After last’s week post calculating the success odds for the Lucky feat and Halfling racial ability, some folks who run the Lucky feat a little differently asked me to run the odds on that iteration. Since this homerule is popularly employed, including by D&D Lead Rules Designer Jeremy Crawford, it warrants taking another look.
RAW vs. RAI
D&D Lead Rules designer Jeremy Crawford confirmed that the Lucky feat can be more powerful with disadvantage in the 2016 Sage Advice Compendium Update (v 1.09). In a later appearance on the Dragon+ podcast, he explains further:
What happens if there’s advantage or disadvantage on the roll and you decide to use a luck point?

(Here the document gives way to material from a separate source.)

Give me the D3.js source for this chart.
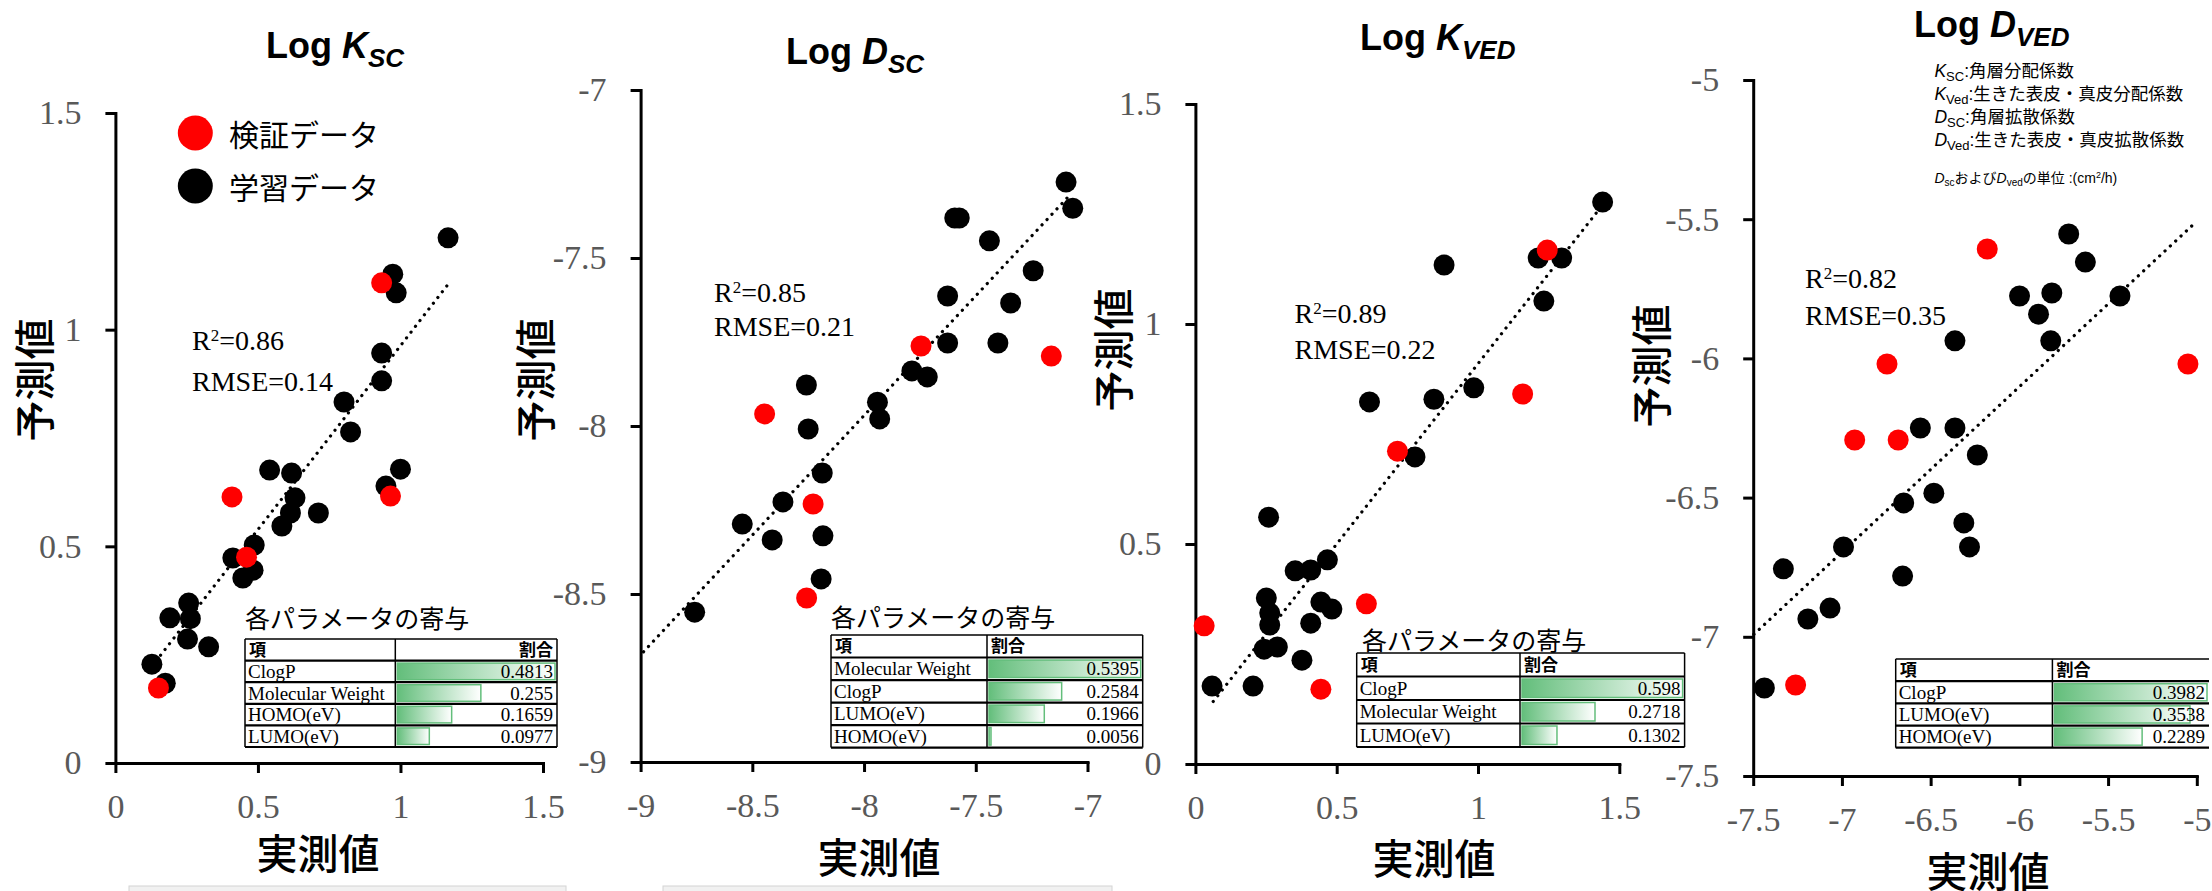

I made a ruling in the Sage Advice column which would be considered a RAW ruling. Based on the text of the feat, it says you spend the luck point, then you roll a die, and you get to choose what die is used in the end. My ruling was, based on the text we published, if you have advantage or disadvantage, it still works this way: you pick the one you use…
The Lucky feat is agnostic when it comes to advantage and disadvantage… What that means is in the context where you have advantage and disadvantage, you roll an additional dice. You have 3 dice you now get to choose from.
The alternative interpretation plays on the rules-as-intended (RAI), instead of the strict rules-as-written (RAW) we examined in last’s week’s post.
Jeremy Crawford explains how he runs the Lucky feat at his own table, which is closer to the rule the design team intended:
This is where we get into the difference between rules as written and rules as intended. Really, the way I run this feat at my table is… I have advantage or disadvantage kick in on the original roll, then have the Lucky feat applied.
So, the way I would typically run it is: The person rolls the d20, and let’s say they have disadvantage. So they roll the second d20. They take the lower of those two dice. Then they spend their luck point, they roll a d20, and they choose which of those two to use.
So they’re still getting to do exactly what the feat said, which is pick which one to use. But they’re picking after disadvantage has been applied to the original roll.
Although he explains that the Lucky feat is not demonstrably overpowered in play, contrary popular sentiment has led a lot of players to run RAI at their tables. In fairness to those players, we’ll run the numbers on RAI to see what they’re getting out of it. We can also compare those odds against RAW to see how much of a change the homerule makes.
You can see that you’re still getting a pretty hefty bonus from the RAI Lucky feat, even when rolling with disadvantage.
Of course, RAI is less impactful than running it RAW, as you can see from this chart which shows the difference:
The average difference across all rolls is about 16.7% (41.6% RAW vs. 24.9% RAI), with the difference generally becoming more pronounced the higher the roll needed.